→ Collected material:
====================
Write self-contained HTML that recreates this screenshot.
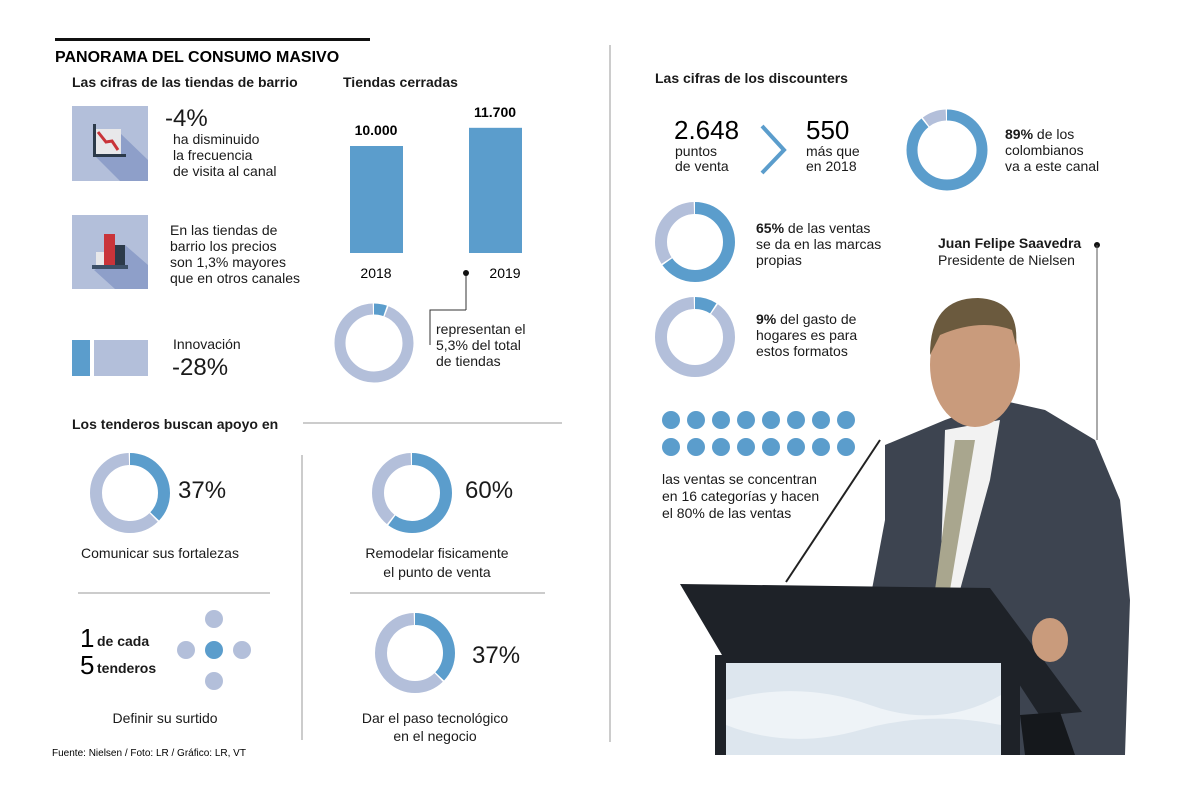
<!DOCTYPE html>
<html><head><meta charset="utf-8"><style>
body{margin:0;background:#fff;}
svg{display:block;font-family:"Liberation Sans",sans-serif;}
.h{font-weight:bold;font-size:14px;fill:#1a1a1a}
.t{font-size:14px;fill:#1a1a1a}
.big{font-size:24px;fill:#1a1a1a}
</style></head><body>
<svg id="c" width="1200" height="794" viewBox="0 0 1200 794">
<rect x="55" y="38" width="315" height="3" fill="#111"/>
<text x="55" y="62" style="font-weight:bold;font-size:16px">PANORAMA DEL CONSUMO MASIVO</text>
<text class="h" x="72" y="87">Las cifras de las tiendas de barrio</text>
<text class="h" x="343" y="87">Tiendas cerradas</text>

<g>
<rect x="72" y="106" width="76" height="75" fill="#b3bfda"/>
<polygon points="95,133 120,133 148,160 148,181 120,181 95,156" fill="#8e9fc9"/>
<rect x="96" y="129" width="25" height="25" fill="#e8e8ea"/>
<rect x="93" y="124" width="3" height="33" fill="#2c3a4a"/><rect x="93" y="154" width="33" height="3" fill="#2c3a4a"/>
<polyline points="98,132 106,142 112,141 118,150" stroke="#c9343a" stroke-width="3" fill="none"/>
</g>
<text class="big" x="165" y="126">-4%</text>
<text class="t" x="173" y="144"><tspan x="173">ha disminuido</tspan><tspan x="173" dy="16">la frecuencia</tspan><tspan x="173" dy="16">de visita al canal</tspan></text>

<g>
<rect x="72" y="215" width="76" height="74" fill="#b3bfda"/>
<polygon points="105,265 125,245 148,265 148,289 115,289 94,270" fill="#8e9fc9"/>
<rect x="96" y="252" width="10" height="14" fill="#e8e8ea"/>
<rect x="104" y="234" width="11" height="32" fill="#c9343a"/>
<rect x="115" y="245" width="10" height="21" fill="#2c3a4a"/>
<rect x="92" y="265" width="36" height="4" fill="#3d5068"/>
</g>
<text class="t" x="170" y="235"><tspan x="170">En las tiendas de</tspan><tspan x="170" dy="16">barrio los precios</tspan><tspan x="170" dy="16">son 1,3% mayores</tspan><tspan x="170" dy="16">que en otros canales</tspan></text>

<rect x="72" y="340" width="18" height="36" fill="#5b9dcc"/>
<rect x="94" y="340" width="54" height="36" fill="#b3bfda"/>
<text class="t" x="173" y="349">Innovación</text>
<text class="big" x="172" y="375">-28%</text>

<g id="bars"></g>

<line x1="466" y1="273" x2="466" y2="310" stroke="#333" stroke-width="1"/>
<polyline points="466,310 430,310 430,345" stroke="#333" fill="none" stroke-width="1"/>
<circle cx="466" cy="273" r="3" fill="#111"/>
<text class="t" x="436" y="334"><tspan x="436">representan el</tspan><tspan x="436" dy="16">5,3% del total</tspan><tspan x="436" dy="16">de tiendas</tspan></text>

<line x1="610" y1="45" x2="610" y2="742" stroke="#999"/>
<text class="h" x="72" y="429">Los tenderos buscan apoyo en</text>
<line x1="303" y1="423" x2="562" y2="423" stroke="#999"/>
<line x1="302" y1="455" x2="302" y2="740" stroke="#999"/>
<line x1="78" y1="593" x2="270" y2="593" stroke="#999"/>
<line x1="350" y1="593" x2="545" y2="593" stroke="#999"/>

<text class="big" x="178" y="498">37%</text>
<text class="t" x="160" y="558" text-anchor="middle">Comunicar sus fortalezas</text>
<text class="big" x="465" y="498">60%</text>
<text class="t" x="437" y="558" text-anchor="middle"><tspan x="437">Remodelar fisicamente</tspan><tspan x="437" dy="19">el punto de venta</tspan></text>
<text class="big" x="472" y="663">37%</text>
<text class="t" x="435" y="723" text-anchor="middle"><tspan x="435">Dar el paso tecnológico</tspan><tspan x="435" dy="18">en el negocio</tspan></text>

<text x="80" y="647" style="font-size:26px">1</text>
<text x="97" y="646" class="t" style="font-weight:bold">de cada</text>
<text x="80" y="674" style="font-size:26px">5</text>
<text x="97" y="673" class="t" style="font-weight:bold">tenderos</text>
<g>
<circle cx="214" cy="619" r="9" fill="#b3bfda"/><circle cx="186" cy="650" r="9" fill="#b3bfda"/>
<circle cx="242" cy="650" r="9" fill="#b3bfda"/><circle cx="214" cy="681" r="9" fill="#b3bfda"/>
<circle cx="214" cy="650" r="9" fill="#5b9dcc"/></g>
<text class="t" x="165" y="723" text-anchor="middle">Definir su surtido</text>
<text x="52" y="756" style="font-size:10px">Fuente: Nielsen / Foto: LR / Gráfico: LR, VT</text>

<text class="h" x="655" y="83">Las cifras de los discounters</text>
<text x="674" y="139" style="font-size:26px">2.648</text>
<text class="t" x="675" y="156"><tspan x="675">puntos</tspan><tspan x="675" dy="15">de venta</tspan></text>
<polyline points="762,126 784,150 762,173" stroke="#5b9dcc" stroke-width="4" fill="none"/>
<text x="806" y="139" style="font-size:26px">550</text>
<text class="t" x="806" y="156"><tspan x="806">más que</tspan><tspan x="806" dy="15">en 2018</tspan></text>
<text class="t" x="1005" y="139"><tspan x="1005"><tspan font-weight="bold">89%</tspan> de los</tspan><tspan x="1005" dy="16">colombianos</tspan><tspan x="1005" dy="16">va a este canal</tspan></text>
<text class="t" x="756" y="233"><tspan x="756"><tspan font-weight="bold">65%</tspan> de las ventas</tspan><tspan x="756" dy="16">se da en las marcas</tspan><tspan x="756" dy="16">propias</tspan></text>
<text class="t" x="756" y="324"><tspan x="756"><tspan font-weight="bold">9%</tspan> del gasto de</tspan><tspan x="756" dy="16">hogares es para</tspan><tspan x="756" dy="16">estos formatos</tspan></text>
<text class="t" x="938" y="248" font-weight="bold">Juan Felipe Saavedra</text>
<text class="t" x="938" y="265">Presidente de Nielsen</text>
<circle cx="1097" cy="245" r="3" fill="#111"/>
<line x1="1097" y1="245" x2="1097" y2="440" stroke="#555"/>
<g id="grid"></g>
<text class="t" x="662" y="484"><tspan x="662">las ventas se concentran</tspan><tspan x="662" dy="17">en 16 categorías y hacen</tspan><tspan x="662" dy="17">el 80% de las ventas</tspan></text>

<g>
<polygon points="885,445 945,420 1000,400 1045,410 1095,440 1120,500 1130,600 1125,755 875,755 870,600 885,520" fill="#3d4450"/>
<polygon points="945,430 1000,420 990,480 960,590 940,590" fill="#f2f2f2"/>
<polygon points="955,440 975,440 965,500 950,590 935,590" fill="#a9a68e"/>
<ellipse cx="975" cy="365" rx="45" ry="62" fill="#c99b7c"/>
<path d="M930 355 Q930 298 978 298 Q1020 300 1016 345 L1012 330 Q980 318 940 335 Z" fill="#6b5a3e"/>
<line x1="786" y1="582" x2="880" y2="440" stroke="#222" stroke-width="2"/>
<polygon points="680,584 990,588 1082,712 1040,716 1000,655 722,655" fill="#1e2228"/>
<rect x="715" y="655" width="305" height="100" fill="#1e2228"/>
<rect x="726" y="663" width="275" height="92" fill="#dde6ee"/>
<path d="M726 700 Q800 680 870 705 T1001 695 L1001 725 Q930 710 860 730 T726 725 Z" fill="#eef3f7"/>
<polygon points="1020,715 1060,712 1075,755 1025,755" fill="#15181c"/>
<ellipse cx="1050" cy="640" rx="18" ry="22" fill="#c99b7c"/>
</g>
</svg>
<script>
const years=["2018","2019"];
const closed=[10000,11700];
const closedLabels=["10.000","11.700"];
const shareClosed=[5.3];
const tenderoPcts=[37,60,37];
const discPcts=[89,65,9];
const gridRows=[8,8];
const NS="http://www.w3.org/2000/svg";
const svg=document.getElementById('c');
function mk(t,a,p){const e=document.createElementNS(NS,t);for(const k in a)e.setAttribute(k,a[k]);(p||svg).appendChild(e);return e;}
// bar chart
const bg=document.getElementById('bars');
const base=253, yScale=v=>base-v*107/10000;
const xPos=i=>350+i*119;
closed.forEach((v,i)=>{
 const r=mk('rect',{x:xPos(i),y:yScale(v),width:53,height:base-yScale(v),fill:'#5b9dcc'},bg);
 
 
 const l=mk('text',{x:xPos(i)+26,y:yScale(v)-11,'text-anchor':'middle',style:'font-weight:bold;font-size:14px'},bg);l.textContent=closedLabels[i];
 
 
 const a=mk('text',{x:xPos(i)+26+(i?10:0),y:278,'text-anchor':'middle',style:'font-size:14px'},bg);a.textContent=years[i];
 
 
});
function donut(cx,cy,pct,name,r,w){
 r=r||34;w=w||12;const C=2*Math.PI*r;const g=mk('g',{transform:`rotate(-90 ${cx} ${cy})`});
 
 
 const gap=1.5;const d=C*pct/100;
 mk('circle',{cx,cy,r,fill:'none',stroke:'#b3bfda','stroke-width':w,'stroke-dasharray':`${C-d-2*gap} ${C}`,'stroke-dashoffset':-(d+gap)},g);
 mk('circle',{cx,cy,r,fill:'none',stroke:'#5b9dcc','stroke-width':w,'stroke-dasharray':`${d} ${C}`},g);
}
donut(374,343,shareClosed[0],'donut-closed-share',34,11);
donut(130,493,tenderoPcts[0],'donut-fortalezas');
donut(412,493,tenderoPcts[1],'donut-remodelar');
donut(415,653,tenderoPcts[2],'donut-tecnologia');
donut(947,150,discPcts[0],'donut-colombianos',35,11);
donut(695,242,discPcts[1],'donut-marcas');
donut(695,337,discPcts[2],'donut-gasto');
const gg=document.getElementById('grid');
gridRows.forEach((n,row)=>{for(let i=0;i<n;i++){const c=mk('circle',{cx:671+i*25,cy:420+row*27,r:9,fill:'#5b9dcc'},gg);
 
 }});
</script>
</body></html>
====================
→ The task: Transcribe exactly, with no pictures, the lines running from the first line of the material through the line holding "visita al canal</tspan></text>".

→ Exercise solution:
Write self-contained HTML that recreates this screenshot.
<!DOCTYPE html>
<html><head><meta charset="utf-8"><style>
body{margin:0;background:#fff;}
svg{display:block;font-family:"Liberation Sans",sans-serif;}
.h{font-weight:bold;font-size:14px;fill:#1a1a1a}
.t{font-size:14px;fill:#1a1a1a}
.big{font-size:24px;fill:#1a1a1a}
</style></head><body>
<svg id="c" width="1200" height="794" viewBox="0 0 1200 794">
<rect x="55" y="38" width="315" height="3" fill="#111"/>
<text x="55" y="62" style="font-weight:bold;font-size:16px">PANORAMA DEL CONSUMO MASIVO</text>
<text class="h" x="72" y="87">Las cifras de las tiendas de barrio</text>
<text class="h" x="343" y="87">Tiendas cerradas</text>

<g>
<rect x="72" y="106" width="76" height="75" fill="#b3bfda"/>
<polygon points="95,133 120,133 148,160 148,181 120,181 95,156" fill="#8e9fc9"/>
<rect x="96" y="129" width="25" height="25" fill="#e8e8ea"/>
<rect x="93" y="124" width="3" height="33" fill="#2c3a4a"/><rect x="93" y="154" width="33" height="3" fill="#2c3a4a"/>
<polyline points="98,132 106,142 112,141 118,150" stroke="#c9343a" stroke-width="3" fill="none"/>
</g>
<text class="big" x="165" y="126">-4%</text>
<text class="t" x="173" y="144"><tspan x="173">ha disminuido</tspan><tspan x="173" dy="16">la frecuencia</tspan><tspan x="173" dy="16">de visita al canal</tspan></text>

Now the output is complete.